(WORK TO BE COMPLETED) Restate the data exactly as given and keep the pictures out.

(GIVEN MATERIAL)
━━━━
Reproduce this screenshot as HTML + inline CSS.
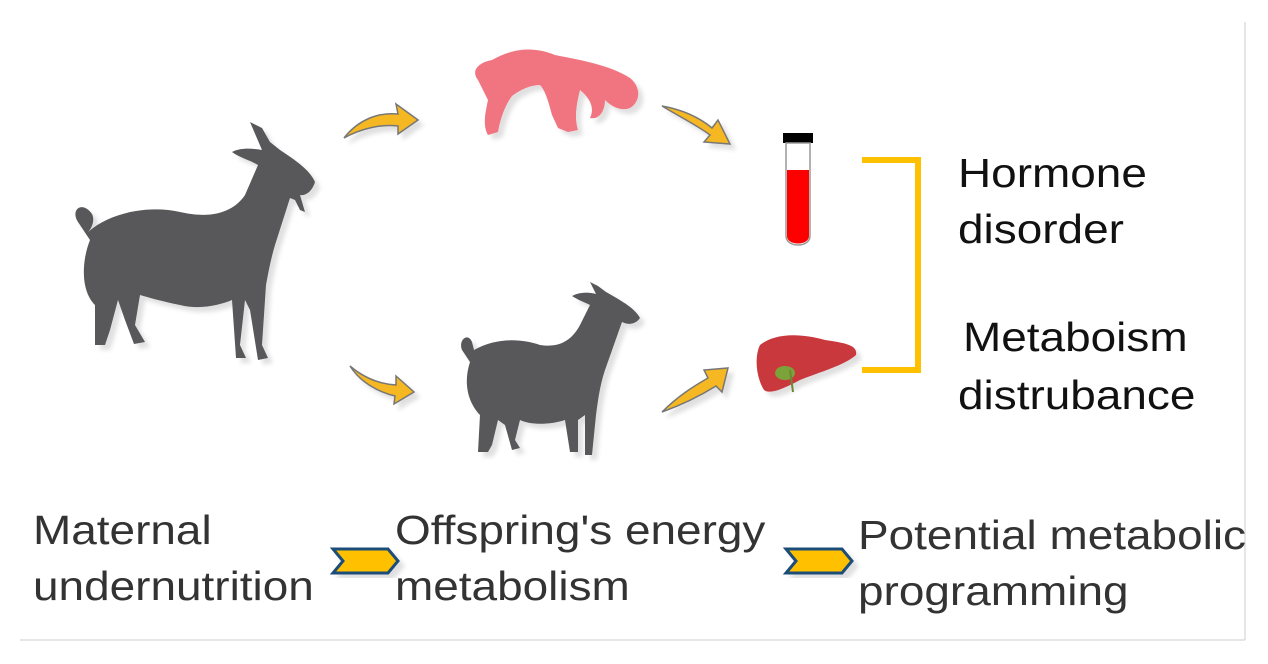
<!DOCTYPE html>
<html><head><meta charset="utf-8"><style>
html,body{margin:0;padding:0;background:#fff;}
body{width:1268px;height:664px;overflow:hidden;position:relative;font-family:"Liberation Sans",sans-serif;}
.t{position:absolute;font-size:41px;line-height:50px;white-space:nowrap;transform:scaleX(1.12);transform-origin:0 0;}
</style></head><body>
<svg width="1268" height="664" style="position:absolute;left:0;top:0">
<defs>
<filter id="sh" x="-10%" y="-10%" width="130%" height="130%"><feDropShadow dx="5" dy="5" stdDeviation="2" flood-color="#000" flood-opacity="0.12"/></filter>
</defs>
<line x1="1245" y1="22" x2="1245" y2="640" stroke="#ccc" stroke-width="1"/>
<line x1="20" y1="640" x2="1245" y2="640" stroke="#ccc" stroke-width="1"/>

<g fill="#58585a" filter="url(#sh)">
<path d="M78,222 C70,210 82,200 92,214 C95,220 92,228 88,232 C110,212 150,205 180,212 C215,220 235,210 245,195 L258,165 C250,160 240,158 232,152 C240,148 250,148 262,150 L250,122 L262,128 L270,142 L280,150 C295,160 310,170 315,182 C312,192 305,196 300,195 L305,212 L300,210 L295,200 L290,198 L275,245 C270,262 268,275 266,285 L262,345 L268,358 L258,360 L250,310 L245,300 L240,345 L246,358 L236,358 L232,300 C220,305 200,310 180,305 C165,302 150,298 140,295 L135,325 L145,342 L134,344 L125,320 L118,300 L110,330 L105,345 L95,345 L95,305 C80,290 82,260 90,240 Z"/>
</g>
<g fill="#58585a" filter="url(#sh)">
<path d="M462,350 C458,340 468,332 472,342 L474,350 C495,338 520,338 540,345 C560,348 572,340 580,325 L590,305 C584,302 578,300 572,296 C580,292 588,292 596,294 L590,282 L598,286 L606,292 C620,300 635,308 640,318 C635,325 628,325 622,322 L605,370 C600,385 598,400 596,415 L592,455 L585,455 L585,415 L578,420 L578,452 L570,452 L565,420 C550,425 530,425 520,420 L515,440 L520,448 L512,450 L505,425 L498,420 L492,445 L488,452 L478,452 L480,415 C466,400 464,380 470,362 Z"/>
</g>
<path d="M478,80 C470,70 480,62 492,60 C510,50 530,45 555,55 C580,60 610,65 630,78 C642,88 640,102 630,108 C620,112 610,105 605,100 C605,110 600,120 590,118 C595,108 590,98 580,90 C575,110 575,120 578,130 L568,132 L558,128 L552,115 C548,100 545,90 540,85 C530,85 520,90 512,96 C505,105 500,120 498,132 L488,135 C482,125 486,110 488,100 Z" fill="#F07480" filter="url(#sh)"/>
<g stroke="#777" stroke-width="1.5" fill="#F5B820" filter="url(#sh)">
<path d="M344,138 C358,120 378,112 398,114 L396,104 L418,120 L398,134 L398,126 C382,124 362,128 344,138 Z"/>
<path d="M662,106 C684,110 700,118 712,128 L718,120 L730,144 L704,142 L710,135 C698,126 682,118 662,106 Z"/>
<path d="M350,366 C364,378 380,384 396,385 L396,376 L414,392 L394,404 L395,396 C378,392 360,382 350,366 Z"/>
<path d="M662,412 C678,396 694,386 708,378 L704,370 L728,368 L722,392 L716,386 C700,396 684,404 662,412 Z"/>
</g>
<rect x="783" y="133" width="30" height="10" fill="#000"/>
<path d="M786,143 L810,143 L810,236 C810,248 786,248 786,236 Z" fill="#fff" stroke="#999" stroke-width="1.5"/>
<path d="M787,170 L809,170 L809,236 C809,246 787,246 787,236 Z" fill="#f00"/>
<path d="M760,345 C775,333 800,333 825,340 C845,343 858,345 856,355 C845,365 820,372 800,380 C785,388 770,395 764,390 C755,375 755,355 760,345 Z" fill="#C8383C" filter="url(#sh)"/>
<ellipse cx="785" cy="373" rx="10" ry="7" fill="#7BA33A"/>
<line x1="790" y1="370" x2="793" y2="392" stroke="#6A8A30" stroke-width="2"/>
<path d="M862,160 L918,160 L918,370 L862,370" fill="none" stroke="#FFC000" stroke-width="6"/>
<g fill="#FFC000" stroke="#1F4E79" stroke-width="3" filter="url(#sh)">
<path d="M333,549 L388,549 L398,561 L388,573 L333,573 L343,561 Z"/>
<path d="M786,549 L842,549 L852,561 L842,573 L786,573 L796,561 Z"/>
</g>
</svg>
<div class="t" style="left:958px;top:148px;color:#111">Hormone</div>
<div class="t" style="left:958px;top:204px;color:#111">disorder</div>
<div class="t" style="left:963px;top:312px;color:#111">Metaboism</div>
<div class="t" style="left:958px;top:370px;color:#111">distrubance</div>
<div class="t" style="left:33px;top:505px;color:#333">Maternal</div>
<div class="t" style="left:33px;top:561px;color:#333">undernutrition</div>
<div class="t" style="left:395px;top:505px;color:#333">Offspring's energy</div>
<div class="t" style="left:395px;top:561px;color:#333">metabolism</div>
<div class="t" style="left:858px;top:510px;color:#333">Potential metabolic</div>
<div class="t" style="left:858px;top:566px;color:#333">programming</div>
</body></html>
━━━━
(CORRECT ANSWER)
Reproduce this screenshot as HTML + inline CSS.
<!DOCTYPE html>
<html><head><meta charset="utf-8"><style>
html,body{margin:0;padding:0;background:#fff;}
body{width:1268px;height:664px;overflow:hidden;position:relative;font-family:"Liberation Sans",sans-serif;}
.t{position:absolute;font-size:41px;line-height:50px;white-space:nowrap;transform:scaleX(1.12);transform-origin:0 0;}
</style></head><body>
<svg width="1268" height="664" style="position:absolute;left:0;top:0">
<defs>
<filter id="sh" x="-10%" y="-10%" width="130%" height="130%"><feDropShadow dx="5" dy="5" stdDeviation="2" flood-color="#000" flood-opacity="0.12"/></filter>
</defs>
<line x1="1245" y1="22" x2="1245" y2="640" stroke="#ccc" stroke-width="1"/>
<line x1="20" y1="640" x2="1245" y2="640" stroke="#ccc" stroke-width="1"/>

<g fill="#58585a" filter="url(#sh)">
<path d="M78,222 C70,210 82,200 92,214 C95,220 92,228 88,232 C110,212 150,205 180,212 C215,220 235,210 245,195 L258,165 C250,160 240,158 232,152 C240,148 250,148 262,150 L250,122 L262,128 L270,142 L280,150 C295,160 310,170 315,182 C312,192 305,196 300,195 L305,212 L300,210 L295,200 L290,198 L275,245 C270,262 268,275 266,285 L262,345 L268,358 L258,360 L250,310 L245,300 L240,345 L246,358 L236,358 L232,300 C220,305 200,310 180,305 C165,302 150,298 140,295 L135,325 L145,342 L134,344 L125,320 L118,300 L110,330 L105,345 L95,345 L95,305 C80,290 82,260 90,240 Z"/>
</g>
<g fill="#58585a" filter="url(#sh)">
<path d="M462,350 C458,340 468,332 472,342 L474,350 C495,338 520,338 540,345 C560,348 572,340 580,325 L590,305 C584,302 578,300 572,296 C580,292 588,292 596,294 L590,282 L598,286 L606,292 C620,300 635,308 640,318 C635,325 628,325 622,322 L605,370 C600,385 598,400 596,415 L592,455 L585,455 L585,415 L578,420 L578,452 L570,452 L565,420 C550,425 530,425 520,420 L515,440 L520,448 L512,450 L505,425 L498,420 L492,445 L488,452 L478,452 L480,415 C466,400 464,380 470,362 Z"/>
</g>
<path d="M478,80 C470,70 480,62 492,60 C510,50 530,45 555,55 C580,60 610,65 630,78 C642,88 640,102 630,108 C620,112 610,105 605,100 C605,110 600,120 590,118 C595,108 590,98 580,90 C575,110 575,120 578,130 L568,132 L558,128 L552,115 C548,100 545,90 540,85 C530,85 520,90 512,96 C505,105 500,120 498,132 L488,135 C482,125 486,110 488,100 Z" fill="#F07480" filter="url(#sh)"/>
<g stroke="#777" stroke-width="1.5" fill="#F5B820" filter="url(#sh)">
<path d="M344,138 C358,120 378,112 398,114 L396,104 L418,120 L398,134 L398,126 C382,124 362,128 344,138 Z"/>
<path d="M662,106 C684,110 700,118 712,128 L718,120 L730,144 L704,142 L710,135 C698,126 682,118 662,106 Z"/>
<path d="M350,366 C364,378 380,384 396,385 L396,376 L414,392 L394,404 L395,396 C378,392 360,382 350,366 Z"/>
<path d="M662,412 C678,396 694,386 708,378 L704,370 L728,368 L722,392 L716,386 C700,396 684,404 662,412 Z"/>
</g>
<rect x="783" y="133" width="30" height="10" fill="#000"/>
<path d="M786,143 L810,143 L810,236 C810,248 786,248 786,236 Z" fill="#fff" stroke="#999" stroke-width="1.5"/>
<path d="M787,170 L809,170 L809,236 C809,246 787,246 787,236 Z" fill="#f00"/>
<path d="M760,345 C775,333 800,333 825,340 C845,343 858,345 856,355 C845,365 820,372 800,380 C785,388 770,395 764,390 C755,375 755,355 760,345 Z" fill="#C8383C" filter="url(#sh)"/>
<ellipse cx="785" cy="373" rx="10" ry="7" fill="#7BA33A"/>
<line x1="790" y1="370" x2="793" y2="392" stroke="#6A8A30" stroke-width="2"/>
<path d="M862,160 L918,160 L918,370 L862,370" fill="none" stroke="#FFC000" stroke-width="6"/>
<g fill="#FFC000" stroke="#1F4E79" stroke-width="3" filter="url(#sh)">
<path d="M333,549 L388,549 L398,561 L388,573 L333,573 L343,561 Z"/>
<path d="M786,549 L842,549 L852,561 L842,573 L786,573 L796,561 Z"/>
</g>
</svg>
<div class="t" style="left:958px;top:148px;color:#111">Hormone</div>
<div class="t" style="left:958px;top:204px;color:#111">disorder</div>
<div class="t" style="left:963px;top:312px;color:#111">Metaboism</div>
<div class="t" style="left:958px;top:370px;color:#111">distrubance</div>
<div class="t" style="left:33px;top:505px;color:#333">Maternal</div>
<div class="t" style="left:33px;top:561px;color:#333">undernutrition</div>
<div class="t" style="left:395px;top:505px;color:#333">Offspring's energy</div>
<div class="t" style="left:395px;top:561px;color:#333">metabolism</div>
<div class="t" style="left:858px;top:510px;color:#333">Potential metabolic</div>
<div class="t" style="left:858px;top:566px;color:#333">programming</div>
</body></html>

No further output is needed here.